Can the product of two "whole" doubles always be correctly represented?

Question

This seems like a very basic question but my knowledge of floating point numbers is getting hazy. Say I have two doubles (according to IEEE 754) which both exactly represent a whole number, for example 10 or -1234. If I multiply them together, will the result also always be an exact representation of the "correct" result I would have gotten if both numbers were arbitrary precision integers?

Answer 1

The answer is no, but perhaps you would be interested in a simple condition on the values under which this is true. First, multiply each input value by a power of 2 so that you get odd integers M and N. Let r and s be the smallest integers such that |M| < 2^r and |N| < 2^s (said otherwise, r and s are the number of bits needed to write M and N in binary). Then |MN| < 2^r+s. So, if r+s ⩽ 53 (where 53 is the precision of binary64, a.k.a. double precision), then the product of the two values will be correctly represented.

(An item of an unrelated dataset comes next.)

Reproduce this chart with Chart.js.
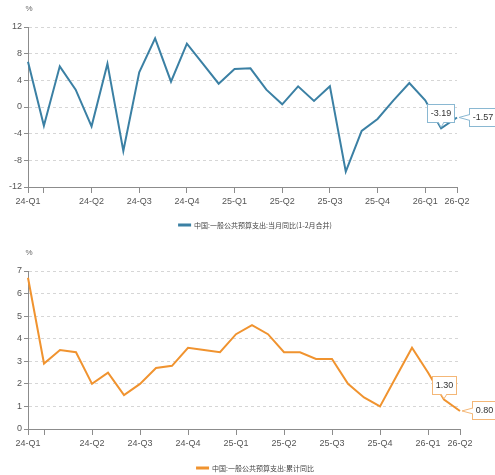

Note that since r and s are minimal, one also has |M| ⩾ 2^r−1 and |N| ⩾ 2^s−1, so that |MN| ⩾ 2^r+s−2. And since MN is an odd integer, you will need at least r+s−1 bits to represent it (and there are no trailing zeros). Therefore, if r+s ⩾ 55, then the product of the two values will not be correctly represented. For r+s = 54, you cannot conclude.

Note also that concerning the r+s ⩽ 53 condition, the integers M and N do not need to be odd, but if they are not odd, you may miss cases where the product is actually correctly represented. That said, if your inputs are smaller integers (e.g. both ⩽ 2²⁶ in absolute value), you can immediately conclude that their product will be correctly represented.

Answer 2

No. A trivial proof for any numerical format is to realize that n•n is not representable in the format, where n is the greatest whole number representable in the format, provided 1 < n.

For a concrete demonstration:

IEEE-754 binary64 (“double precision”) represents a number as ±F•2^e, where F is a number representable with 53 binary digits and e is an integer within certain limits. (Details about scaling of F and its relationship to e and limits on e are not discussed in this answer.) Observe the number of significant digits in a binary numeral for ±F•2^e is not affected by e; it is always at most 53 binary digits. (For this purpose, significant digits are those from the first non-zero digit to the last. They do not include zeros that only establish position, such as the zeros in “.0011”.)

Consider 2⁵²+1. This is representable with 53 binary digits (a 1 followed by 51 0s followed by a 1). It is a whole number. When multiplied by itself, the product is 2¹⁰⁴ + 2•2⁵² + 1 = 2¹⁰⁴ + 2⁵³ + 1. That number requires 105 significant binary digits to represent, so it cannot be represented in the binary64 format.